>> begin Data section

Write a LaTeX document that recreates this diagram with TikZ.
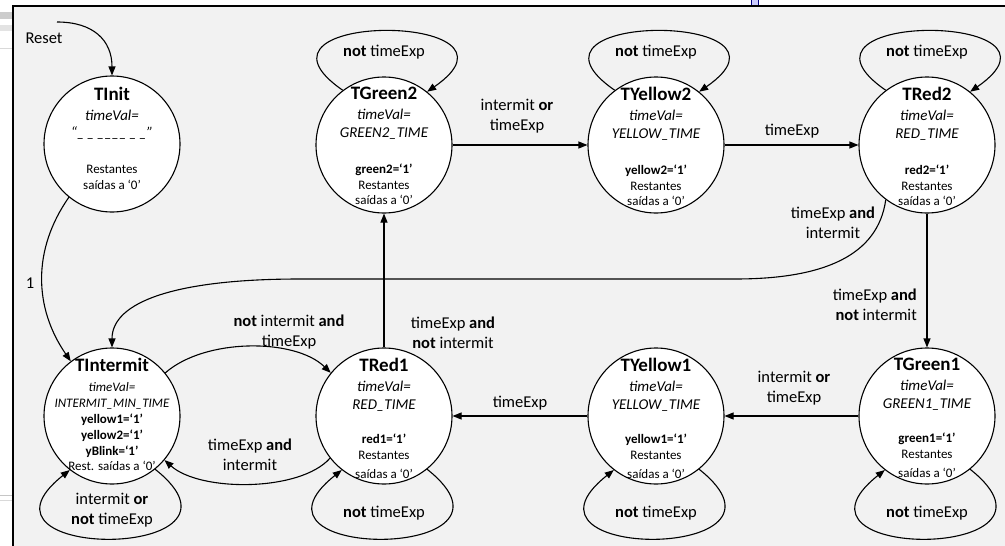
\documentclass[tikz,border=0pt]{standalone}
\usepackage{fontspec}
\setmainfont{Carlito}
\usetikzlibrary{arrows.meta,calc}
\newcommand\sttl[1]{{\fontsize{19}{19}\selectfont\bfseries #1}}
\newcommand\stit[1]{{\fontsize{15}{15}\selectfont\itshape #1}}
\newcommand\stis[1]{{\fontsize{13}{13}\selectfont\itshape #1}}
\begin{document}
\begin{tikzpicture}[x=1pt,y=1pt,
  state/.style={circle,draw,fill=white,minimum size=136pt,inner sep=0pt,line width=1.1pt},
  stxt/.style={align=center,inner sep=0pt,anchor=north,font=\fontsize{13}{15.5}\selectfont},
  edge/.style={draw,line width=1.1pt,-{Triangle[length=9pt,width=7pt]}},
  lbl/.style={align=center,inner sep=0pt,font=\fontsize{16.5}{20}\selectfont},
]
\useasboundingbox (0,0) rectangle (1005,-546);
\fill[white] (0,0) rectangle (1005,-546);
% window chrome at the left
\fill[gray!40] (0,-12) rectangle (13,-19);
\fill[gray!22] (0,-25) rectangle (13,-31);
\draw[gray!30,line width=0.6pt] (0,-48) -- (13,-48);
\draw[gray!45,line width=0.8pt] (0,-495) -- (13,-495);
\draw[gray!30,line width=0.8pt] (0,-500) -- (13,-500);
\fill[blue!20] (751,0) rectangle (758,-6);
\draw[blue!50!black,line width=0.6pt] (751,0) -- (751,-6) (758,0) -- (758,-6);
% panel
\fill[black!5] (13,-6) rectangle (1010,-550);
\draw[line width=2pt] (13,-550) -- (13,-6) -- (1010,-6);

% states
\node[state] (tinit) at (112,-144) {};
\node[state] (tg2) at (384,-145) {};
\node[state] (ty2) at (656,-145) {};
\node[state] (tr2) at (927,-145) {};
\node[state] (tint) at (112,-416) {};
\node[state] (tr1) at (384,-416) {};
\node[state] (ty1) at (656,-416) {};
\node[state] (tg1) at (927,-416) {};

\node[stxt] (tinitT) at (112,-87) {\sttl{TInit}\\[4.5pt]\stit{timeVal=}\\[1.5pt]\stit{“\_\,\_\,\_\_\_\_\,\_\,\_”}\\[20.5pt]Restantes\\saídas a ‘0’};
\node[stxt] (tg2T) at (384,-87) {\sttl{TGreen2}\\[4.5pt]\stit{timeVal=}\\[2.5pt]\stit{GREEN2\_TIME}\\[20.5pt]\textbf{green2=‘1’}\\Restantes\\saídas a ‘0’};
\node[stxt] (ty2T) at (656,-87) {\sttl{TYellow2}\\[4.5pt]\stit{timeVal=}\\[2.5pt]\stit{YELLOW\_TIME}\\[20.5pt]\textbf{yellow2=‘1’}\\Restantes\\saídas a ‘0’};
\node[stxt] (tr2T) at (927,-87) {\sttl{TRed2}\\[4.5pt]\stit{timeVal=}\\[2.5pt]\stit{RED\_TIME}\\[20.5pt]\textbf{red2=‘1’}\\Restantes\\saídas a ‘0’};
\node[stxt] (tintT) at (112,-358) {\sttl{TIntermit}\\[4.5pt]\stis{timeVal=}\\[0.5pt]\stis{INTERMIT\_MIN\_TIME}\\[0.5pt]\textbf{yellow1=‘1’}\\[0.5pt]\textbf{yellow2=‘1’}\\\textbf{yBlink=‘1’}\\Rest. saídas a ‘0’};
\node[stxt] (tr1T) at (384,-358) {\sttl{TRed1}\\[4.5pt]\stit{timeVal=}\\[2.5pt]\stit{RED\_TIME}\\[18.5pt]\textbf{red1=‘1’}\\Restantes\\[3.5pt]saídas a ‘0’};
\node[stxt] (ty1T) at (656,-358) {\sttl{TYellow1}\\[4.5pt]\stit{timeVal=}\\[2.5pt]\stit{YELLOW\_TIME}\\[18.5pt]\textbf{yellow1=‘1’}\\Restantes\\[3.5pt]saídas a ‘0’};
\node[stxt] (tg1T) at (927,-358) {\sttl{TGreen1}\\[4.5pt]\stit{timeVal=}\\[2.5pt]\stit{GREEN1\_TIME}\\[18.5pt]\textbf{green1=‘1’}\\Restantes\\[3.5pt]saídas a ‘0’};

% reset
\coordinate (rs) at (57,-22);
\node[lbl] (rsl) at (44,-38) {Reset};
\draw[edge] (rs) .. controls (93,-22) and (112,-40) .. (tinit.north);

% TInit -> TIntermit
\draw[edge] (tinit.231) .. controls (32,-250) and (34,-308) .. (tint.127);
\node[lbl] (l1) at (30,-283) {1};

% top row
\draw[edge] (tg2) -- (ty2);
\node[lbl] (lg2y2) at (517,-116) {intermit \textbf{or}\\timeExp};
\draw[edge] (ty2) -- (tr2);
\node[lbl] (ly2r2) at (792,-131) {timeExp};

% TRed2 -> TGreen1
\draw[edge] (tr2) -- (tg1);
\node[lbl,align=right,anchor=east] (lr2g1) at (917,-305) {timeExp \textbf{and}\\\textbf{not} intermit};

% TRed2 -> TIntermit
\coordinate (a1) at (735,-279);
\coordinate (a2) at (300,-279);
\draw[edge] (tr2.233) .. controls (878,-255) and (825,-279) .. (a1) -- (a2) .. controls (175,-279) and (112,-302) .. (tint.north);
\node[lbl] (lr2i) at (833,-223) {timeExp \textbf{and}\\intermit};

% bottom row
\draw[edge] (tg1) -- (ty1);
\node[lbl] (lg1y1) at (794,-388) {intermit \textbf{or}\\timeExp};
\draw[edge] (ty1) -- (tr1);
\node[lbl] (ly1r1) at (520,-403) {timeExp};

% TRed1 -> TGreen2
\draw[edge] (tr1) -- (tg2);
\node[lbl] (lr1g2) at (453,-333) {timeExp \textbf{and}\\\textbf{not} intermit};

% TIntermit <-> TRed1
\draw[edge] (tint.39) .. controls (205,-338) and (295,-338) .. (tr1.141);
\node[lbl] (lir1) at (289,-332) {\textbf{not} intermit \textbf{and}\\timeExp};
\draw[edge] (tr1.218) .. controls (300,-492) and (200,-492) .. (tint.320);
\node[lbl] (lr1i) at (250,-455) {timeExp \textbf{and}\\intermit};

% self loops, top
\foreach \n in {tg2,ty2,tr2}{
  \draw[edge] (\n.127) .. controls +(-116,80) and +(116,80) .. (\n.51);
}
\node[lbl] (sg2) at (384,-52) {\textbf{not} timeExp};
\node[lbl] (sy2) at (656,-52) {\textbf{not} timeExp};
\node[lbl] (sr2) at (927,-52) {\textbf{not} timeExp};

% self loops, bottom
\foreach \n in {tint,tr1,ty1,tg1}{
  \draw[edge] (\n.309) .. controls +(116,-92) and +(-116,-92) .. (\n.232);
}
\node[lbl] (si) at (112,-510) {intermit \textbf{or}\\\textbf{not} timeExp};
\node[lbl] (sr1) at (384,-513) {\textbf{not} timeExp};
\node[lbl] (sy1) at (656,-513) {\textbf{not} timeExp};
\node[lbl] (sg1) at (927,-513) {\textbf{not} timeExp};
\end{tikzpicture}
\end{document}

>> end Data section

### Instructions for the task
Repeat the data in full and exactly. Omit pictures.

### Worked solution
Write a LaTeX document that recreates this diagram with TikZ.
\documentclass[tikz,border=0pt]{standalone}
\usepackage{fontspec}
\setmainfont{Carlito}
\usetikzlibrary{arrows.meta,calc}
\newcommand\sttl[1]{{\fontsize{19}{19}\selectfont\bfseries #1}}
\newcommand\stit[1]{{\fontsize{15}{15}\selectfont\itshape #1}}
\newcommand\stis[1]{{\fontsize{13}{13}\selectfont\itshape #1}}
\begin{document}
\begin{tikzpicture}[x=1pt,y=1pt,
  state/.style={circle,draw,fill=white,minimum size=136pt,inner sep=0pt,line width=1.1pt},
  stxt/.style={align=center,inner sep=0pt,anchor=north,font=\fontsize{13}{15.5}\selectfont},
  edge/.style={draw,line width=1.1pt,-{Triangle[length=9pt,width=7pt]}},
  lbl/.style={align=center,inner sep=0pt,font=\fontsize{16.5}{20}\selectfont},
]
\useasboundingbox (0,0) rectangle (1005,-546);
\fill[white] (0,0) rectangle (1005,-546);
% window chrome at the left
\fill[gray!40] (0,-12) rectangle (13,-19);
\fill[gray!22] (0,-25) rectangle (13,-31);
\draw[gray!30,line width=0.6pt] (0,-48) -- (13,-48);
\draw[gray!45,line width=0.8pt] (0,-495) -- (13,-495);
\draw[gray!30,line width=0.8pt] (0,-500) -- (13,-500);
\fill[blue!20] (751,0) rectangle (758,-6);
\draw[blue!50!black,line width=0.6pt] (751,0) -- (751,-6) (758,0) -- (758,-6);
% panel
\fill[black!5] (13,-6) rectangle (1010,-550);
\draw[line width=2pt] (13,-550) -- (13,-6) -- (1010,-6);

% states
\node[state] (tinit) at (112,-144) {};
\node[state] (tg2) at (384,-145) {};
\node[state] (ty2) at (656,-145) {};
\node[state] (tr2) at (927,-145) {};
\node[state] (tint) at (112,-416) {};
\node[state] (tr1) at (384,-416) {};
\node[state] (ty1) at (656,-416) {};
\node[state] (tg1) at (927,-416) {};

\node[stxt] (tinitT) at (112,-87) {\sttl{TInit}\\[4.5pt]\stit{timeVal=}\\[1.5pt]\stit{“\_\,\_\,\_\_\_\_\,\_\,\_”}\\[20.5pt]Restantes\\saídas a ‘0’};
\node[stxt] (tg2T) at (384,-87) {\sttl{TGreen2}\\[4.5pt]\stit{timeVal=}\\[2.5pt]\stit{GREEN2\_TIME}\\[20.5pt]\textbf{green2=‘1’}\\Restantes\\saídas a ‘0’};
\node[stxt] (ty2T) at (656,-87) {\sttl{TYellow2}\\[4.5pt]\stit{timeVal=}\\[2.5pt]\stit{YELLOW\_TIME}\\[20.5pt]\textbf{yellow2=‘1’}\\Restantes\\saídas a ‘0’};
\node[stxt] (tr2T) at (927,-87) {\sttl{TRed2}\\[4.5pt]\stit{timeVal=}\\[2.5pt]\stit{RED\_TIME}\\[20.5pt]\textbf{red2=‘1’}\\Restantes\\saídas a ‘0’};
\node[stxt] (tintT) at (112,-358) {\sttl{TIntermit}\\[4.5pt]\stis{timeVal=}\\[0.5pt]\stis{INTERMIT\_MIN\_TIME}\\[0.5pt]\textbf{yellow1=‘1’}\\[0.5pt]\textbf{yellow2=‘1’}\\\textbf{yBlink=‘1’}\\Rest. saídas a ‘0’};
\node[stxt] (tr1T) at (384,-358) {\sttl{TRed1}\\[4.5pt]\stit{timeVal=}\\[2.5pt]\stit{RED\_TIME}\\[18.5pt]\textbf{red1=‘1’}\\Restantes\\[3.5pt]saídas a ‘0’};
\node[stxt] (ty1T) at (656,-358) {\sttl{TYellow1}\\[4.5pt]\stit{timeVal=}\\[2.5pt]\stit{YELLOW\_TIME}\\[18.5pt]\textbf{yellow1=‘1’}\\Restantes\\[3.5pt]saídas a ‘0’};
\node[stxt] (tg1T) at (927,-358) {\sttl{TGreen1}\\[4.5pt]\stit{timeVal=}\\[2.5pt]\stit{GREEN1\_TIME}\\[18.5pt]\textbf{green1=‘1’}\\Restantes\\[3.5pt]saídas a ‘0’};

% reset
\coordinate (rs) at (57,-22);
\node[lbl] (rsl) at (44,-38) {Reset};
\draw[edge] (rs) .. controls (93,-22) and (112,-40) .. (tinit.north);

% TInit -> TIntermit
\draw[edge] (tinit.231) .. controls (32,-250) and (34,-308) .. (tint.127);
\node[lbl] (l1) at (30,-283) {1};

% top row
\draw[edge] (tg2) -- (ty2);
\node[lbl] (lg2y2) at (517,-116) {intermit \textbf{or}\\timeExp};
\draw[edge] (ty2) -- (tr2);
\node[lbl] (ly2r2) at (792,-131) {timeExp};

% TRed2 -> TGreen1
\draw[edge] (tr2) -- (tg1);
\node[lbl,align=right,anchor=east] (lr2g1) at (917,-305) {timeExp \textbf{and}\\\textbf{not} intermit};

% TRed2 -> TIntermit
\coordinate (a1) at (735,-279);
\coordinate (a2) at (300,-279);
\draw[edge] (tr2.233) .. controls (878,-255) and (825,-279) .. (a1) -- (a2) .. controls (175,-279) and (112,-302) .. (tint.north);
\node[lbl] (lr2i) at (833,-223) {timeExp \textbf{and}\\intermit};

% bottom row
\draw[edge] (tg1) -- (ty1);
\node[lbl] (lg1y1) at (794,-388) {intermit \textbf{or}\\timeExp};
\draw[edge] (ty1) -- (tr1);
\node[lbl] (ly1r1) at (520,-403) {timeExp};

% TRed1 -> TGreen2
\draw[edge] (tr1) -- (tg2);
\node[lbl] (lr1g2) at (453,-333) {timeExp \textbf{and}\\\textbf{not} intermit};

% TIntermit <-> TRed1
\draw[edge] (tint.39) .. controls (205,-338) and (295,-338) .. (tr1.141);
\node[lbl] (lir1) at (289,-332) {\textbf{not} intermit \textbf{and}\\timeExp};
\draw[edge] (tr1.218) .. controls (300,-492) and (200,-492) .. (tint.320);
\node[lbl] (lr1i) at (250,-455) {timeExp \textbf{and}\\intermit};

% self loops, top
\foreach \n in {tg2,ty2,tr2}{
  \draw[edge] (\n.127) .. controls +(-116,80) and +(116,80) .. (\n.51);
}
\node[lbl] (sg2) at (384,-52) {\textbf{not} timeExp};
\node[lbl] (sy2) at (656,-52) {\textbf{not} timeExp};
\node[lbl] (sr2) at (927,-52) {\textbf{not} timeExp};

% self loops, bottom
\foreach \n in {tint,tr1,ty1,tg1}{
  \draw[edge] (\n.309) .. controls +(116,-92) and +(-116,-92) .. (\n.232);
}
\node[lbl] (si) at (112,-510) {intermit \textbf{or}\\\textbf{not} timeExp};
\node[lbl] (sr1) at (384,-513) {\textbf{not} timeExp};
\node[lbl] (sy1) at (656,-513) {\textbf{not} timeExp};
\node[lbl] (sg1) at (927,-513) {\textbf{not} timeExp};
\end{tikzpicture}
\end{document}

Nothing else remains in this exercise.